Mise à l’écart de Medjahed

De tous ces points, c’est sûrement le dernier qui pose le plus problème à Chengriha, notamment quand Tebboune a décidé de mettre à la retraite le général-major Abdelaziz Medjahed, alors conseiller à la défense et la sécurité auprès du président.

Car, souligne la même source, "l’homme est très proche de Saïd Chengriha, dont il a été le supérieur hiérarchique direct pendant de nombreuses années et —littéralement— un camarade de tranchée pendant la guerre contre le terrorisme au début des années 1990".

Pour Chengriha, Tebboune a tout simplement décidé de le mettre au placard en l’affectant "à l’Institut national de stratégie globale", alors qu’il "était supposé assurer la coordination entre l’armée et la présidence".

En réalité, la présidence algérienne n’aurait pas apprécié que Medjahed suive de près la politique étrangère, à savoir "les questions de sécurité internationale impliquant l’Algérie, notamment les crises libyenne et sahélienne". Cela aurait courroucé le ministre des Affaires étrangères, Sabri Boukadoum et le patron du renseignement extérieur, Youcef Bouzit.

Evidemment, ce n’est pas tout, puisqu’aux yeux de Chengriha, Teboune va aussi commettre l’irréparable en déroulant le tapis rouge aux responsables militaires américains, alors que l’armée algérienne dépense plusieurs milliards de dollars chaque année chez les Russes et les Chinois.

Car faut-il le rappeler, récemment le chef de l’Africom, Stephen Townsend, et le secrétaire américain à la Défense, Mark Esper, ont été reçus en grande pompe par la présidence algérienne en mal de légitimité tant au niveau interne qu’à l’international.

Inacceptable pour les militaires qui y ont vu "une tentative de forcer la main à l’Armée nationale populaire (ANP) pour intervenir plus directement en Libye et dans le Sahel à un moment où les États-Unis se retirent d’Afrique", selon l’informateur apparemment très bien informé de Jeune Afrique.

En réalité, Tebboune en cherchant à se donner une visibilité internationale ignore ses partenaires chinois et russes et risque de mettre à mal Chengriha avec ceux qu’il considère comme ses partenaires stratégiques. C’est d’autant plus vrai que le chef du Pentagone américain, Mark Esper, ne s’est pas privé d’émettre des commentaires "anti-russes et anti-chinois" à Tunis la veille de sa visite à Alger.

Ces déclarations "ont exaspéré le chef d’état-major (Saïd Chengriha, Ndlr), alors que ce dernier avait reçu deux jours auparavant le patron de la coopération militaire russe Dmitri Shugaev", ajoute l’hebdomadaire français.

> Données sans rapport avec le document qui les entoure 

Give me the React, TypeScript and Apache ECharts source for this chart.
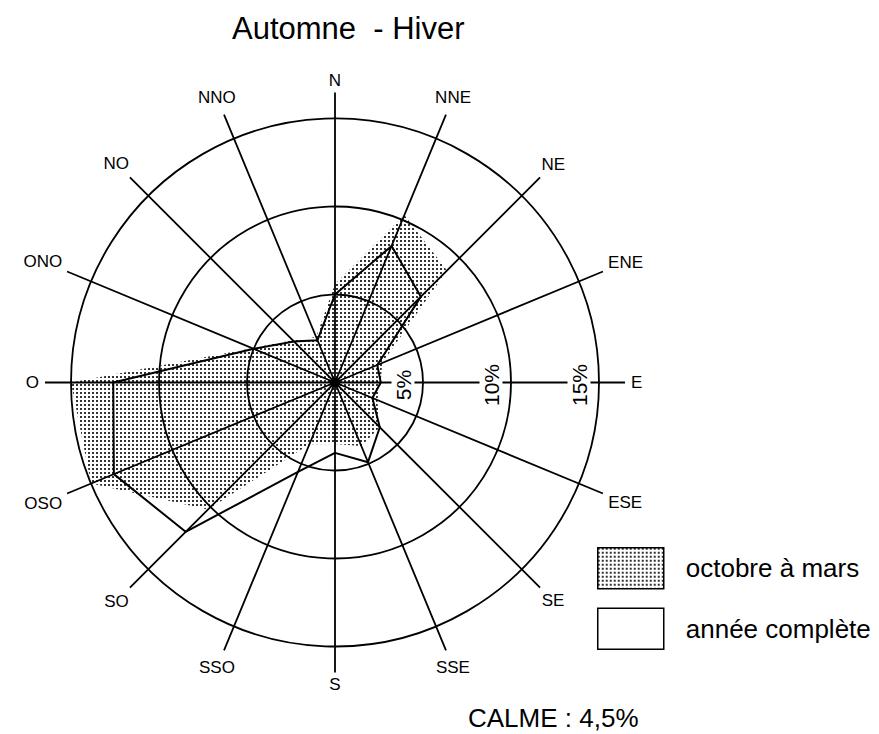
import React, { useEffect, useRef } from 'react';
import * as echarts from 'echarts';

// ---- data ----
const titleText = 'Automne  - Hiver';
const directions = ['N', 'NNE', 'NE', 'ENE', 'E', 'ESE', 'SE', 'SSE', 'S', 'SSO', 'SO', 'OSO', 'O', 'ONO', 'NO', 'NNO'];
const directionAngles = [0, 22.5, 45, 67.5, 90, 112.5, 135, 157.5, 180, 202.5, 225, 247.5, 270, 292.5, 315, 337.5];
const octobreMars = [5.6, 10.3, 9.0, 2.9, 2.6, 2.6, 3.6, 3.9, 3.5, 3.8, 10.2, 15.0, 15.0, 5.1, 3.4, 2.8];
const anneeComplete = [5.0, 8.4, 6.9, 2.6, 2.6, 2.3, 3.6, 4.9, 4.0, 5.5, 12.0, 13.6, 12.6, 5.0, 3.3, 2.6];
const radiusMax = 15;
const radiusInterval = 5;
const tickValues = [5, 10, 15];
const tickLabels = ['5%', '10%', '15%'];
const seriesNames = ['octobre à mars', 'année complète'];
const calmeText = 'CALME : 4,5%';

const FONT = '"Liberation Sans", Arial, Helvetica, sans-serif';
const CENTER = [335, 382.5];
const AXIS_RADIUS = 290;
const GRID_RADIUS = 264;

function closed(values: number[]) {
  const pts = values.map((v, i) => [v, directionAngles[i]]);
  pts.push([values[0], 360]);
  return pts;
}

function makePattern() {
  const c = document.createElement('canvas');
  c.width = 4;
  c.height = 4;
  const g = c.getContext('2d')!;
  g.fillStyle = '#333';
  g.fillRect(0, 0, 2, 2);
  return { image: c, repeat: 'repeat' };
}

export default function App() {
  const ref = useRef<HTMLDivElement>(null);

  useEffect(() => {
    const el = ref.current!;
    const chart = echarts.init(el, null, { renderer: 'svg' });
    const pattern = makePattern();

    const option: any = {
      animation: false,
      backgroundColor: '#fff',
      title: [
        {
          text: titleText,
          left: 232,
          top: 13,
          padding: 0,
          textStyle: { fontSize: 31, fontWeight: 'normal', color: '#000', fontFamily: FONT },
        },
        {
          text: calmeText,
          left: 468,
          top: 705,
          padding: 0,
          textStyle: { fontSize: 26, fontWeight: 'normal', color: '#000', fontFamily: FONT },
        },
      ],
      legend: {
        orient: 'vertical',
        left: 597,
        top: 547,
        padding: 0,
        itemWidth: 66,
        itemHeight: 41,
        itemGap: 18,
        selectedMode: false,
        formatter: (name: string) => `{a|${name}}`,
        textStyle: {
          color: '#000',
          fontSize: 26,
          fontFamily: FONT,
          rich: { a: { fontSize: 26, fontFamily: FONT, color: '#000', padding: [0, 0, 0, 17] } },
        },
        data: [
          { name: seriesNames[0], icon: 'rect', itemStyle: { color: pattern, borderColor: '#000', borderWidth: 1.5 } },
          { name: seriesNames[1], icon: 'rect', itemStyle: { color: '#fff', borderColor: '#000', borderWidth: 1.5 } },
        ],
      },
      polar: [
        { center: CENTER, radius: AXIS_RADIUS },
        { center: CENTER, radius: GRID_RADIUS },
      ],
      angleAxis: [
        {
          polarIndex: 0,
          type: 'category',
          data: directions,
          boundaryGap: false,
          startAngle: 90,
          clockwise: true,
          axisLine: { show: false },
          axisTick: { show: false },
          axisLabel: { show: false },
          splitArea: { show: false },
          splitLine: { show: true, lineStyle: { color: '#000', width: 1.8 } },
          z: 1,
        },
        {
          polarIndex: 1,
          type: 'value',
          min: 0,
          max: 360,
          startAngle: 90,
          clockwise: true,
          show: false,
        },
      ],
      radiusAxis: [
        { polarIndex: 0, type: 'value', min: 0, max: 1, show: false },
        {
          polarIndex: 1,
          type: 'value',
          min: 0,
          max: radiusMax,
          interval: radiusInterval,
          axisLine: { show: false },
          axisTick: { show: false },
          axisLabel: { show: false },
          splitArea: { show: false },
          splitLine: { show: true, lineStyle: { color: '#000', width: 1.8 } },
          z: 1,
        },
      ],
      series: [
        {
          name: seriesNames[0],
          type: 'line',
          coordinateSystem: 'polar',
          polarIndex: 1,
          data: closed(octobreMars),
          symbol: 'none',
          silent: true,
          clip: false,
          lineStyle: { width: 0, opacity: 0 },
          itemStyle: { color: '#000' },
          areaStyle: { color: pattern, opacity: 1 },
          z: 0,
        },
        {
          name: seriesNames[1],
          type: 'line',
          coordinateSystem: 'polar',
          polarIndex: 1,
          data: closed(anneeComplete),
          symbol: 'none',
          silent: true,
          clip: false,
          lineStyle: { color: '#000', width: 2 },
          itemStyle: { color: '#000' },
          z: 3,
        },
      ],
    };
    chart.setOption(option);

    // labels placed through the polar coordinate system
    const measure = document.createElement('canvas').getContext('2d')!;
    const dirFont = 17;
    measure.font = `${dirFont}px "Liberation Sans", Arial, sans-serif`;
    const c0 = chart.convertToPixel({ seriesIndex: 1 }, [0, 0]) as number[];
    const graphics: any[] = [];
    directions.forEach((d, i) => {
      const pe = chart.convertToPixel({ seriesIndex: 1 }, [radiusMax, directionAngles[i]]) as number[];
      const dx = pe[0] - c0[0];
      const dy = pe[1] - c0[1];
      const len = Math.sqrt(dx * dx + dy * dy);
      const ux = dx / len;
      const uy = dy / len;
      const w = measure.measureText(d).width;
      const h = dirFont * 0.72;
      const r = AXIS_RADIUS + 6 + (w / 2) * Math.abs(ux) + (h / 2) * Math.abs(uy);
      graphics.push({
        type: 'text',
        x: c0[0] + ux * r,
        y: c0[1] + uy * r,
        z: 50,
        style: {
          text: d,
          fontSize: dirFont,
          fontFamily: FONT,
          fill: '#000',
          align: 'center',
          verticalAlign: 'middle',
        },
      });
    });
    tickValues.forEach((v, i) => {
      const p = chart.convertToPixel({ seriesIndex: 1 }, [v, 90]) as number[];
      graphics.push({
        type: 'text',
        x: p[0] - 20,
        y: p[1] + 2.5,
        rotation: Math.PI / 2,
        z: 60,
        style: {
          text: tickLabels[i],
          fontSize: 21,
          fontFamily: FONT,
          fill: '#000',
          align: 'center',
          verticalAlign: 'middle',
          backgroundColor: '#fff',
          padding: [1, 1, 1, 1],
        },
      });
    });
    chart.setOption({ graphic: graphics });

    return () => chart.dispose();
  }, []);

  return (
    <div
      ref={ref}
      style={{ position: 'fixed', left: 0, top: 0, width: 879, height: 734, background: '#fff' }}
    />
  );
}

En tout cas, le fait que ces tensions soient mises au jour par une source proche de l’armée algérienne est une mise en garde claire adressée par Chengriha à Tebboune. C’est une manière de rappeler au chef de l’Etat algérien qu’il n’a de pouvoir que celui qu’a bien voulu lui donner l’armée qui fut son unique électeur lors de la mascarade qui lui a permis d’accéder à la magistrature suprême.

D’ailleurs la source de Jeune Afrique envoyée par l’armée rappelle toutes les concessions faites par Chengriha. "Dès le départ, Chengriha s’est montré hostile à une implication de l’armée en politique et a tenu à se démarquer de son prédécesseur". Tout le contraire d’un Ahmed Gaïd Salah qui était également vice-ministre de la Défense et sous le commandement duquel étaient placés les services secrets.

Tebboune et son conseiller à la sécurité seront-ils assez fins pour placer l’ensemble de ces services sous leur escarcelle et faire de Chengriha un général dénudé? Dans ce jeu d’échecs, la présidence a bien réussi à surprendre l’armée avec quelques coups d’avance. Mais qu’elle n’oublie surtout pas que cette dernière, en Algérie, a toujours les moyens de renverser le plateau de jeu, même en faisant fi des règles.